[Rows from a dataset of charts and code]
--------------------

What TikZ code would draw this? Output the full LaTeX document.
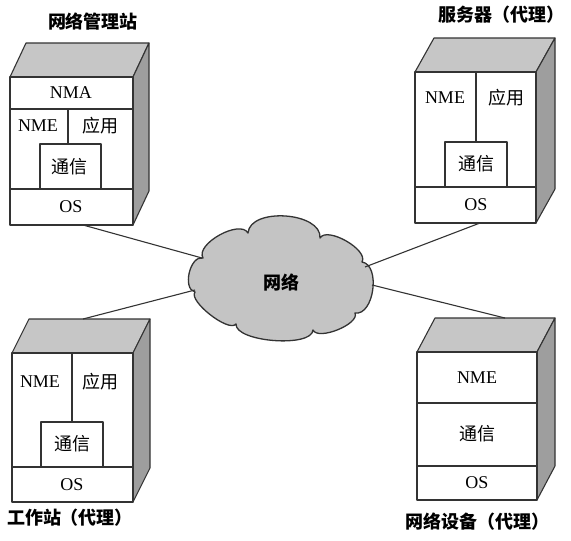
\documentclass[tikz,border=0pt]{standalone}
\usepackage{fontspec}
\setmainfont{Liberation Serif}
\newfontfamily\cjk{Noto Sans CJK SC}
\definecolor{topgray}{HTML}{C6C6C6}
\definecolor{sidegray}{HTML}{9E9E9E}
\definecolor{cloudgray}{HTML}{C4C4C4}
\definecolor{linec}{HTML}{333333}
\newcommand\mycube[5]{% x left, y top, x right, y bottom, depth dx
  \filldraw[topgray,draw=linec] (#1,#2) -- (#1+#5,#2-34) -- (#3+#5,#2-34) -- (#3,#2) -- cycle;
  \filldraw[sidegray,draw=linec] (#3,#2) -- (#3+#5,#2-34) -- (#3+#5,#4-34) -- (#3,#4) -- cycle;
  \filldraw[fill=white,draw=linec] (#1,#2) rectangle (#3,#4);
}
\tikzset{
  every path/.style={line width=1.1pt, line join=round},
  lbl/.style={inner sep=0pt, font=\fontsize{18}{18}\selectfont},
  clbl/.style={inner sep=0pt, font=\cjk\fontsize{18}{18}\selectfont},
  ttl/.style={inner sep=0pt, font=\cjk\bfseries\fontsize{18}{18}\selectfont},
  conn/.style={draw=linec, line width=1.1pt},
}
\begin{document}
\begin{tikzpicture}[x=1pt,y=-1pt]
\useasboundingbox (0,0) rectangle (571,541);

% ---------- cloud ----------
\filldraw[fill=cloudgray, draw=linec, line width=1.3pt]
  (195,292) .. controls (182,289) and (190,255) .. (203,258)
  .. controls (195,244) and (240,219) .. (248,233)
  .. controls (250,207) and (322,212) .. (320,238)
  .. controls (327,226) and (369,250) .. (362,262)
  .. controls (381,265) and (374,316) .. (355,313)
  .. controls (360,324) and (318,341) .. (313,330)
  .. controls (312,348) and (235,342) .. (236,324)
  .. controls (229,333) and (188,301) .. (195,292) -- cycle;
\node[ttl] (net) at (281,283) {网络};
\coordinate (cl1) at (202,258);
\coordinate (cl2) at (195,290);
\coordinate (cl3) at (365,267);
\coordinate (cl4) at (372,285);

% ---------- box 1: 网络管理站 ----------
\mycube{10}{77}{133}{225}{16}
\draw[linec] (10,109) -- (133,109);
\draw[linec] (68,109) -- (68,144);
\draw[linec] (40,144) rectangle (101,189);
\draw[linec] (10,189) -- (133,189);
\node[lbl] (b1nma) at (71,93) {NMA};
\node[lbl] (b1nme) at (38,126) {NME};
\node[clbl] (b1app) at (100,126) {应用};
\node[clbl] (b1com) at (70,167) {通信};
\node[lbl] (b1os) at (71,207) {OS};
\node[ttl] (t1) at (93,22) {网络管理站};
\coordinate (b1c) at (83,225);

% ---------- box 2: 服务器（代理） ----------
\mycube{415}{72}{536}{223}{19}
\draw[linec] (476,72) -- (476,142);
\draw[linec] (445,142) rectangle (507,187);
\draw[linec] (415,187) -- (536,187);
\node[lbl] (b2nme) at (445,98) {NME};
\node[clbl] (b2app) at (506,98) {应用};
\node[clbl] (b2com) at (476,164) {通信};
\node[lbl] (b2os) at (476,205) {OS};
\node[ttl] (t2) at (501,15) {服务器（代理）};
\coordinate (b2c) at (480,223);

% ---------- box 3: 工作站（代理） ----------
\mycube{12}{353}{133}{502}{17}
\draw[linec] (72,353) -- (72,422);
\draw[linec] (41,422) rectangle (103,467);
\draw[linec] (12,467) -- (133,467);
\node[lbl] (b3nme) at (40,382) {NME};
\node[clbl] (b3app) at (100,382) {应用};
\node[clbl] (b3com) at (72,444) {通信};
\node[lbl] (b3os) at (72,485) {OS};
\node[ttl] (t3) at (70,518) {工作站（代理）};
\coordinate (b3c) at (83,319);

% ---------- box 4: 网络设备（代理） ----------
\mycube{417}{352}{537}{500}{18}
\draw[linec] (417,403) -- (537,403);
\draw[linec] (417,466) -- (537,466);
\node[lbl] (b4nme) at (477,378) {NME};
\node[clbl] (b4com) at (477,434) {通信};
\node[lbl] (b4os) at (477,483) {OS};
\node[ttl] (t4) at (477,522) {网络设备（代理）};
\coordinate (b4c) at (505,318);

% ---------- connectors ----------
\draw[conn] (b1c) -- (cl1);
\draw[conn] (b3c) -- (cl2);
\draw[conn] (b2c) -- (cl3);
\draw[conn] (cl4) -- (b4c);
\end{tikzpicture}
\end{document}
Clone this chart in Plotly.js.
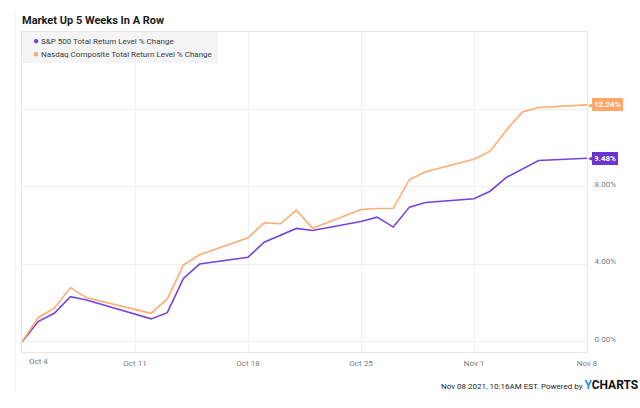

--------------------

What you will do -
Only the number is wanted: how many lines in the data include the word "this"?

Result of the task -
2